200402478/1.
Datum uitspraak: 20 oktober 2004
AFDELING
BESTUURSRECHTSPRAAK
Uitspraak in het geding tussen:
de besloten vennootschap met beperkte aansprakelijkheid "AVIM-TMO Zwammerdam B.V." , gevestigd te Zwammerdam,
appellante,
het college van burgemeester en wethouders van Alphen aan den Rijn,
verweerder.
Bij een op 4 november 2002 verzonden besluit heeft verweerder krachtens de Wet milieubeheer aan appellante vergunning verleend voor het veranderen van een groothandel in onderdelen voor bedrijfsvoertuigen met service-werkplaats op de percelen Akerboomseweg 7 en 15 te Zwammerdam.
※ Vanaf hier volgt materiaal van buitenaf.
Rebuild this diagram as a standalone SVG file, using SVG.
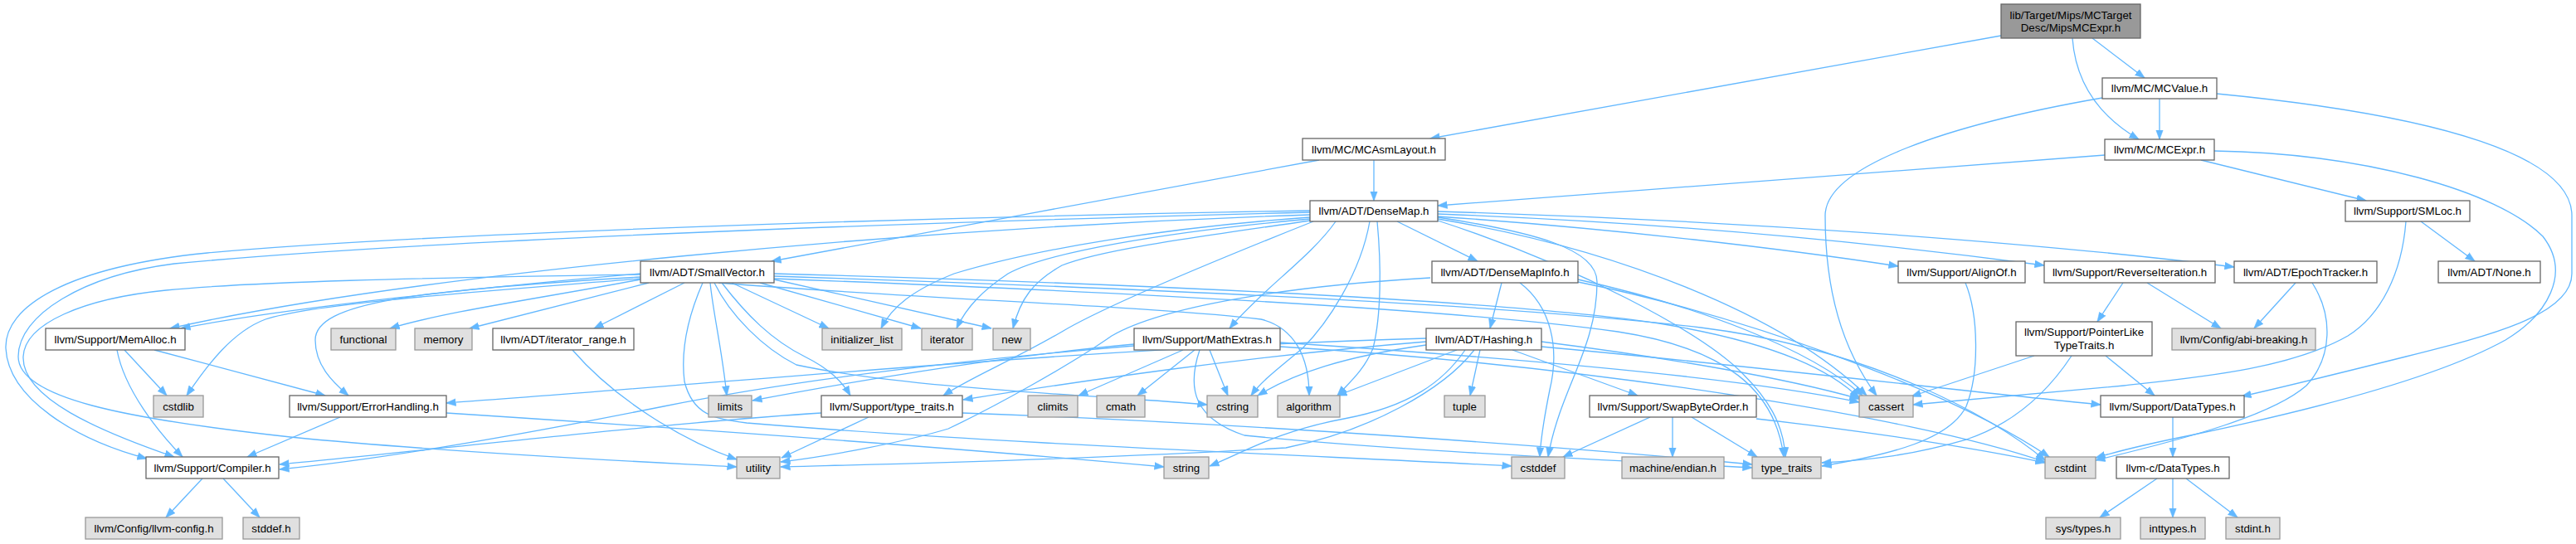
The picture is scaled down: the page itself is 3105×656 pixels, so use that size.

De Afdeling heeft dit besluit in haar uitspraak van 12 november 2003, No.
200206706/1, vernietigd voorzover het de voorschriften 2.1 en 2.2 betreft en het besluit voor het overige in stand gelaten.
Naar aanleiding van deze uitspraak heeft verweerder bij besluit van 9 februari 2004 nieuwe voorschriften 2.1 en 2.2 aan de vergunning verbonden.
Tegen dit besluit heeft appellante bij brief van 19 maart 2004, bij de Raad van State ingekomen op 24 maart 2004, beroep ingesteld.
Bij brief van 19 mei 2004 heeft verweerder een verweerschrift ingediend.
Na afloop van het vooronderzoek zijn nadere stukken ontvangen van appellante. Deze zijn aan de andere partij toegezonden.
De Afdeling heeft de zaak ter zitting behandeld op 23 augustus 2004, waar appellante, vertegenwoordigd door J.G. Min, gemachtigde, en verweerder, vertegenwoordigd door ing. E. de Groot en ing. R. Bergkamp, beiden ambtenaar van de gemeente, zijn verschenen.
2.1. Appellante heeft bezwaren aangevoerd die zien op genoemd besluit tot verlening van een veranderingsvergunning voorzover dat in rechte onaantastbaar is geworden dan wel op de vernietigde voorschriften 2.1 en 2.2 van die vergunning.
Nu deze bezwaren geen betrekking hebben op de rechtmatigheid van het bestreden besluit, kunnen zij om die reden niet slagen.
2.2. Voorzover appellante betoogt dat het bestreden besluit onrechtmatig is, omdat geen rekening is gehouden met de uitspraak van de Afdeling van 4 december 2002, in zaak no.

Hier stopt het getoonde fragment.